'''
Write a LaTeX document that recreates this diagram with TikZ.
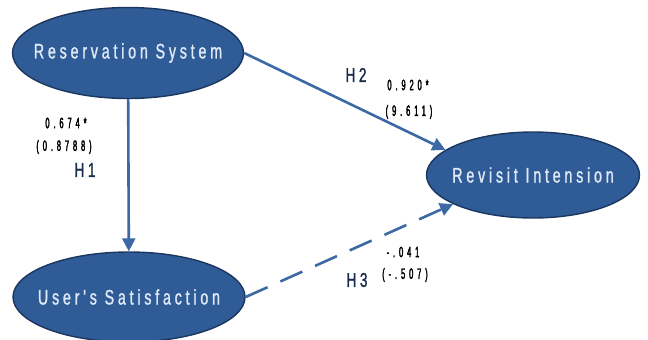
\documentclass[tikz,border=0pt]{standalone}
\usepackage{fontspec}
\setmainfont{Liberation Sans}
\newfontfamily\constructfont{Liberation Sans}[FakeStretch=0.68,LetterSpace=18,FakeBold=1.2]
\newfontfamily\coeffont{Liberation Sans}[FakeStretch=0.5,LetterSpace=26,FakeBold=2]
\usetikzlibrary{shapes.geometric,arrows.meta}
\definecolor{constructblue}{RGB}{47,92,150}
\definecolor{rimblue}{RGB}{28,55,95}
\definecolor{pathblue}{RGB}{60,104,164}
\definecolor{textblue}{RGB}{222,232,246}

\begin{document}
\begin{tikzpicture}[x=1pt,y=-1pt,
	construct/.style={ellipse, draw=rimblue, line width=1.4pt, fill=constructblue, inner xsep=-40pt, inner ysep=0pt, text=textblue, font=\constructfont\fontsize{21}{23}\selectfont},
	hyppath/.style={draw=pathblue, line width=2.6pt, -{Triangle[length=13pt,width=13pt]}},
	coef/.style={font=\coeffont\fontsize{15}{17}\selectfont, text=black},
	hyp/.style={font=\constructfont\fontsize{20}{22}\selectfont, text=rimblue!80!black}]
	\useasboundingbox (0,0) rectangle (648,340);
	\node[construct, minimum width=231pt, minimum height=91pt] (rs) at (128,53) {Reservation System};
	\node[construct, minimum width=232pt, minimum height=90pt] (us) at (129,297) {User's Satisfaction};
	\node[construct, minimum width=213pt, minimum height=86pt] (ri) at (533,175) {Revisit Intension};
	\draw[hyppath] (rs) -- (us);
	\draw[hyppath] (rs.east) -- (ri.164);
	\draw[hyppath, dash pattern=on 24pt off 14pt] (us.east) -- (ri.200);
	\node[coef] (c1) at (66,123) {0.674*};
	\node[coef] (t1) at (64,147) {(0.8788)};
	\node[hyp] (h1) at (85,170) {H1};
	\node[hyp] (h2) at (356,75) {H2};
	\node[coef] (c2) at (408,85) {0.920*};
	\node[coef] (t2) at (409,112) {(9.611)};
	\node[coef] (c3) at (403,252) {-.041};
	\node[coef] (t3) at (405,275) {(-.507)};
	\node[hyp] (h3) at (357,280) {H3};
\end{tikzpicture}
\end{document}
'''
SHORT TASK ::
Reproduce every line precisely as given, omitting all pictures.

SOLVED EXERCISE ::
Write a LaTeX document that recreates this diagram with TikZ.
\documentclass[tikz,border=0pt]{standalone}
\usepackage{fontspec}
\setmainfont{Liberation Sans}
\newfontfamily\constructfont{Liberation Sans}[FakeStretch=0.68,LetterSpace=18,FakeBold=1.2]
\newfontfamily\coeffont{Liberation Sans}[FakeStretch=0.5,LetterSpace=26,FakeBold=2]
\usetikzlibrary{shapes.geometric,arrows.meta}
\definecolor{constructblue}{RGB}{47,92,150}
\definecolor{rimblue}{RGB}{28,55,95}
\definecolor{pathblue}{RGB}{60,104,164}
\definecolor{textblue}{RGB}{222,232,246}

\begin{document}
\begin{tikzpicture}[x=1pt,y=-1pt,
	construct/.style={ellipse, draw=rimblue, line width=1.4pt, fill=constructblue, inner xsep=-40pt, inner ysep=0pt, text=textblue, font=\constructfont\fontsize{21}{23}\selectfont},
	hyppath/.style={draw=pathblue, line width=2.6pt, -{Triangle[length=13pt,width=13pt]}},
	coef/.style={font=\coeffont\fontsize{15}{17}\selectfont, text=black},
	hyp/.style={font=\constructfont\fontsize{20}{22}\selectfont, text=rimblue!80!black}]
	\useasboundingbox (0,0) rectangle (648,340);
	\node[construct, minimum width=231pt, minimum height=91pt] (rs) at (128,53) {Reservation System};
	\node[construct, minimum width=232pt, minimum height=90pt] (us) at (129,297) {User's Satisfaction};
	\node[construct, minimum width=213pt, minimum height=86pt] (ri) at (533,175) {Revisit Intension};
	\draw[hyppath] (rs) -- (us);
	\draw[hyppath] (rs.east) -- (ri.164);
	\draw[hyppath, dash pattern=on 24pt off 14pt] (us.east) -- (ri.200);
	\node[coef] (c1) at (66,123) {0.674*};
	\node[coef] (t1) at (64,147) {(0.8788)};
	\node[hyp] (h1) at (85,170) {H1};
	\node[hyp] (h2) at (356,75) {H2};
	\node[coef] (c2) at (408,85) {0.920*};
	\node[coef] (t2) at (409,112) {(9.611)};
	\node[coef] (c3) at (403,252) {-.041};
	\node[coef] (t3) at (405,275) {(-.507)};
	\node[hyp] (h3) at (357,280) {H3};
\end{tikzpicture}
\end{document}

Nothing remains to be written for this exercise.